The report, titled ‘Trends in Household Savings and Debt After the Pandemic,’ notes that India's current account deficit (CAD) is estimated to have narrowed to around 1 per cent of GDP in FY24, down from 2 per cent in the previous fiscal year.

However, investments rose to about 33.7 per cent of GDP from 32.2 per cent in the preceding year.

"Amid low CAD, increasing domestic savings are likely to have financed rising investments in the economy. We estimate that total domestic savings likely grew stronger in fiscal 2024, compared with 10.7 per cent on-year in the previous fiscal," the report states.

Crisil highlights that bank deposits, which constitute the largest portion of gross financial savings, grew 13.5 per cent in FY24, compared with 9.6 per cent in the previous year, outpacing the 9.1 per cent nominal GDP growth in FY24.

Additionally, mutual fund investments by households grew at a faster rate in FY24 compared to recent years, with investments through systematic investment plans (SIPs), primarily opted for by individuals, continuing to rise.

While bank retail credit growth remained relatively high at 17.7 per cent in FY24, down from 21 per cent in FY23, the report states that Indian households continued to invest in real estate during the fiscal year.

Furthermore, a slowdown in private consumption during FY24, despite high GDP growth, hinted at increased household savings.

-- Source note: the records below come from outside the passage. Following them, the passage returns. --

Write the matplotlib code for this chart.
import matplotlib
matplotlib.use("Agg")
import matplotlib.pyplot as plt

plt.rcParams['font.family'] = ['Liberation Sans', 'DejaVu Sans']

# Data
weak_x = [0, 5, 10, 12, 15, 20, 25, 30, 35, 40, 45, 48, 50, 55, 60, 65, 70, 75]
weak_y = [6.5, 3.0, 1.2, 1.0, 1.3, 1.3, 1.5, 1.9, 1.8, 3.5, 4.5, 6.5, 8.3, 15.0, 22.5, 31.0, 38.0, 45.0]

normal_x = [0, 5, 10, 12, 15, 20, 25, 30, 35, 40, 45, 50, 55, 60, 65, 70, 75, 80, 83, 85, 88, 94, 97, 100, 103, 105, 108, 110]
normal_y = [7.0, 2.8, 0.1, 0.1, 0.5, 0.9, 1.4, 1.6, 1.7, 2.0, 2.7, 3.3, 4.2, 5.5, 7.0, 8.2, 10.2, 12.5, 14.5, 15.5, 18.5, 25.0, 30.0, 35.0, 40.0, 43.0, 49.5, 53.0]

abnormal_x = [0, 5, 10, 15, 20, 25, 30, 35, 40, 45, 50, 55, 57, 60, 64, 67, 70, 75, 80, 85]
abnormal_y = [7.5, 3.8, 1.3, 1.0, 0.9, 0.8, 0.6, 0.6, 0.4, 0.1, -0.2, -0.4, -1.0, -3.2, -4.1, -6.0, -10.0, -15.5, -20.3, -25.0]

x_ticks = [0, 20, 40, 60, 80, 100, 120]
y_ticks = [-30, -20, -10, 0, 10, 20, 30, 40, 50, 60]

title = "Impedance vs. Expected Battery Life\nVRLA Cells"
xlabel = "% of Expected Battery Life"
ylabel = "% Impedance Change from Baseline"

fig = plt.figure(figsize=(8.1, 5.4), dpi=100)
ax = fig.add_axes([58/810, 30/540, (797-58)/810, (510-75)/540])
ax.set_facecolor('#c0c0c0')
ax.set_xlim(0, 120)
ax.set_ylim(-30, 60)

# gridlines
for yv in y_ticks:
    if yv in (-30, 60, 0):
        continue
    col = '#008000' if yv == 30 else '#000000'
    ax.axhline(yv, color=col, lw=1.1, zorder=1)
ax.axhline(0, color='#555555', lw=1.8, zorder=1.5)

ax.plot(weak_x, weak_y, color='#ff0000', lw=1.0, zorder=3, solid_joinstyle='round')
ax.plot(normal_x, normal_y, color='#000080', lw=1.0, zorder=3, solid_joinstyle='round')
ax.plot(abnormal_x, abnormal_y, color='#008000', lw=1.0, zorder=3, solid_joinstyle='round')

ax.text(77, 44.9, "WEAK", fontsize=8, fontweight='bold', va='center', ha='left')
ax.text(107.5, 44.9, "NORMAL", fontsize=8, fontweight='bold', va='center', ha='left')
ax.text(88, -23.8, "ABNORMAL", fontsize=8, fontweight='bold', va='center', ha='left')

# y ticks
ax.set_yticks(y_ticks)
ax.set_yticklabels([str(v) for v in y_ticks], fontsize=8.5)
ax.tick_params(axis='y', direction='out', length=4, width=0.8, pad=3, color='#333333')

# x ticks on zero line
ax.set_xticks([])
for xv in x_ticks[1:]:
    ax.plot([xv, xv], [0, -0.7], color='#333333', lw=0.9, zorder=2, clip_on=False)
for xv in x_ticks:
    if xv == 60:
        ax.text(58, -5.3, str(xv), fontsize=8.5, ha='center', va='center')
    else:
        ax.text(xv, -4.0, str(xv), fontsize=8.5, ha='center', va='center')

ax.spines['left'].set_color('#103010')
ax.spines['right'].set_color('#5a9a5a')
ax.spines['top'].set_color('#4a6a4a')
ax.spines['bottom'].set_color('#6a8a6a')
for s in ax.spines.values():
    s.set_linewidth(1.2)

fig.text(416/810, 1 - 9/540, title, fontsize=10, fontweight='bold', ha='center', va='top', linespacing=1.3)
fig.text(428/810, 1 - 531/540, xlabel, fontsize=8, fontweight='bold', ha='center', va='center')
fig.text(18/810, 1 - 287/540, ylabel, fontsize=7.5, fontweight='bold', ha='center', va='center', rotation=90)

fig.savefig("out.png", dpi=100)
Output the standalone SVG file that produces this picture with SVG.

"Early indicators are that overall household savings likely rose and contributed to higher total savings in fiscal year 2024," the report concludes.

However, the report also notes that expectations of rate cuts have been pushed ahead amid inflation risks and buoyant growth, and further transmission of the Reserve Bank of India's past rate hikes could encourage households to increase their savings.

According to the latest data from the Ministry of Statistics, net household savings declined sharply by Rs 9 trillion to Rs 14.16 trillion in the three years to FY23, with India's overall household savings rate falling from 22.7 per cent of GDP in FY21 to 18.4 per cent in FY23.